The above is easiest for small files, but you can also operate more efficiently directly on files, without reading the file contents into memory.

from frontmatter_format import fmf_strip_frontmatter, fmf_insert_frontmatter, fmf_read_frontmatter, fmf_read_frontmatter_raw

# Strip and discard the metadata from a file:
fmf_strip_frontmatter("example.md")

# Insert the metadata at the top of an existing file:
new_metadata = {"title": "New Title", "author": "New Author"}
fmf_insert_frontmatter("example.md", new_metadata, fm_style=FmStyle.yaml)

# Read the raw frontmatter metadata and get the offset for the rest of the content:
metadata, offset = fmf_read_frontmatter("example.md")
print(metadata)  # {'title': 'Test Title', 'author': 'Test Author'}
print(offset)  # The byte offset where the content starts
raw_metadata, offset = fmf_read_frontmatter_raw("example.md")
print(raw_metadata)  # 'title: Test Title\nauthor: Test Author\n'

FAQ

  • Hasn't this been done before? Possibly, but as far as I can tell, not in a systematic way for multiple file formats. I needed this myself, and think we'd all be better off if more tools used YAML metadata consistently, so I've released the format and implementation here.

  • Is this mature? This is the first draft of this format. But I've been using this on my own projects for a couple months. The flexibity of just having metadata on all your text files has been great for workflows, pipelines, etc.

  • When should we use it? All the time if you can! It's especially important for command-line tools, AI agents, LLM workflows, since you often want to store extra metadata is a consistent way on text inputs of various formats like Markdown, HTML, CSS, and Python.

  • Does this specify the format of the YAML itself? No. This is simply a format for attaching metadata. What metadata you attach is up to your use case. Standardizing headings like title, author, description, let alone other more application-specific information is beyond the scope of this frontmatter format.

  • Can this work with Pydantic? Yes, definitely. In fact, I think it's probably a good practice to define self-identifiable Pydantic (or Zod) schemas for all your metadata, and then just serialize and deserialize them to frontmatter everywhere.

  • Isn't this the same as what some CMSs use, Markdown files and YAML at the top? Yes! But this generalizes that format, and removes the direct tie-in to Markdown or any CMS. This can work with any tool. For HTML and code, it works basically with no changes at all since the frontmatter is considered a comment.
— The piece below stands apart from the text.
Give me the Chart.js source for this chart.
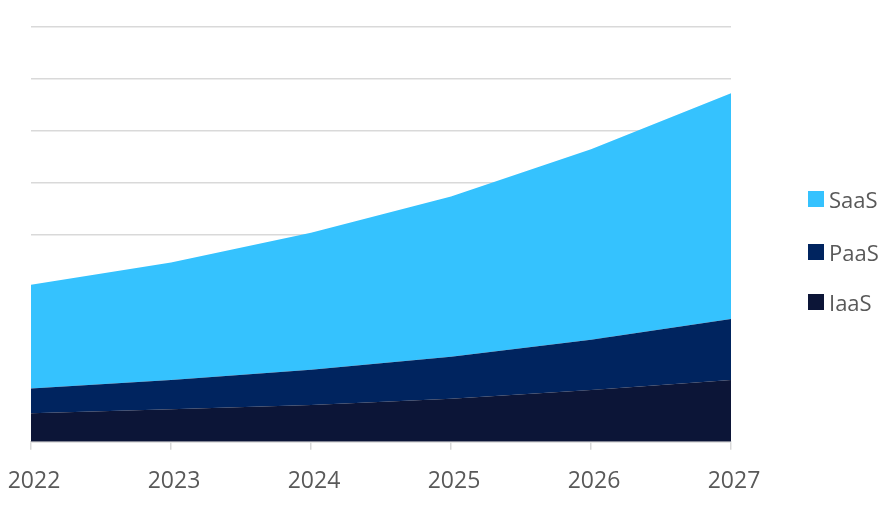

  • Can this work with binary files? No reason why not, if it makes sense for you! You can use fmf_insert_frontmatter() to add metadata of any style to any file. Whether this works for your application depends on the file format.
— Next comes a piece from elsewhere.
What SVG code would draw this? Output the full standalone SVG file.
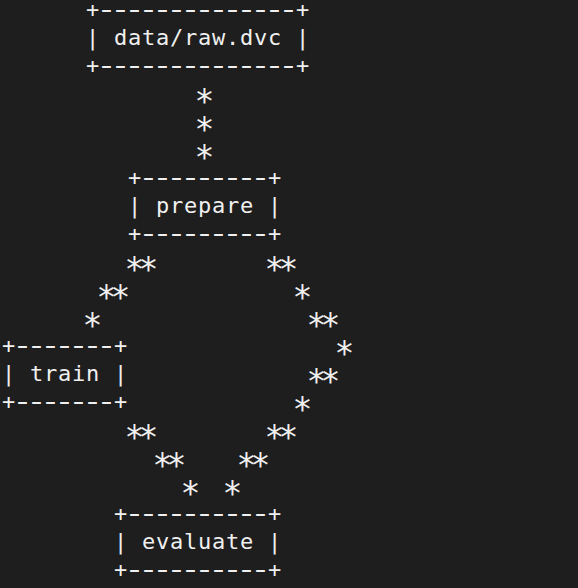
<svg xmlns="http://www.w3.org/2000/svg" width="578" height="588" viewBox="0 0 578 588">
<style>
text{font-family:"DejaVu Sans Mono","Liberation Mono",monospace;fill:#f0f0f0;white-space:pre}
.t{font-size:22px;letter-spacing:0.76px}
.d{font-size:34px;letter-spacing:-6.47px}
.s{font-size:33px;text-anchor:middle}
.p{font-size:33px;letter-spacing:-5.87px}
</style>
<rect width="578" height="588" fill="#1e1e1e"/>
<g id="node-data-raw">
<text class="t" x="86" y="17">+</text>
<text class="d" transform="translate(96.27,18.1) scale(1,0.75)">--------------</text>
<text class="t" x="296" y="17">+</text>
<text class="t" x="86" y="45" xml:space="preserve">| data/raw.dvc |</text>
<text class="t" x="86" y="73">+</text>
<text class="d" transform="translate(96.27,74.1) scale(1,0.75)">--------------</text>
<text class="t" x="296" y="73">+</text>
</g>
<g id="node-prepare">
<text class="t" x="128" y="185">+</text>
<text class="d" transform="translate(138.27,186.1) scale(1,0.75)">---------</text>
<text class="t" x="268" y="185">+</text>
<text class="t" x="128" y="213" xml:space="preserve">| prepare |</text>
<text class="t" x="128" y="241">+</text>
<text class="d" transform="translate(138.27,242.1) scale(1,0.75)">---------</text>
<text class="t" x="268" y="241">+</text>
</g>
<g id="node-train">
<text class="t" x="2" y="353">+</text>
<text class="d" transform="translate(12.27,354.1) scale(1,0.75)">-------</text>
<text class="t" x="114" y="353">+</text>
<text class="t" x="2" y="381" xml:space="preserve">| train |</text>
<text class="t" x="2" y="409">+</text>
<text class="d" transform="translate(12.27,410.1) scale(1,0.75)">-------</text>
<text class="t" x="114" y="409">+</text>
</g>
<g id="node-evaluate">
<text class="t" x="114" y="521">+</text>
<text class="d" transform="translate(124.27,522.1) scale(1,0.75)">----------</text>
<text class="t" x="268" y="521">+</text>
<text class="t" x="114" y="549" xml:space="preserve">| evaluate |</text>
<text class="t" x="114" y="577">+</text>
<text class="d" transform="translate(124.27,578.1) scale(1,0.75)">----------</text>
<text class="t" x="268" y="577">+</text>
</g>
<g id="connectors">
<text class="s" x="204.5" y="112.5">*</text>
<text class="s" x="204.5" y="140.5">*</text>
<text class="s" x="204.5" y="168.5">*</text>
<text class="p" x="124.57" y="280.5">**</text>
<text class="p" x="264.57" y="280.5">**</text>
<text class="p" x="96.57" y="308.5">**</text>
<text class="s" x="302.5" y="308.5">*</text>
<text class="s" x="92.5" y="336.5">*</text>
<text class="p" x="306.57" y="336.5">**</text>
<text class="s" x="344.5" y="364.5">*</text>
<text class="p" x="306.57" y="392.5">**</text>
<text class="s" x="302.5" y="420.5">*</text>
<text class="p" x="124.57" y="448.5">**</text>
<text class="p" x="264.57" y="448.5">**</text>
<text class="p" x="152.57" y="476.5">**</text>
<text class="p" x="236.57" y="476.5">**</text>
<text class="s" x="190.5" y="504.5">*</text>
<text class="s" x="232.5" y="504.5">*</text>
</g>
</svg>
  • Does this work for CSV files? Sort of. Some tools do properly honor hash style comments when parsing CSV files. A few do not. Our recommendation is go ahead and use it, and find ways to strip the metadata at the last minute if you really can't get a tool to work with the metadata.

  • Does this also work for YAML files? Yes! It's fine to have YAML metadata on YAML metadata. There are just two nuances.

    Firstly, watch out for duplicate --- separators, if you insert frontmatter in front of a file that already has it.

    Secondly, it's up to you to use the YAML itself to distinguish whether a file has frontmatter or is just a plain YAML file. Both of these can be avoided if you use plain YAML with --- separators only when using frontmatter format.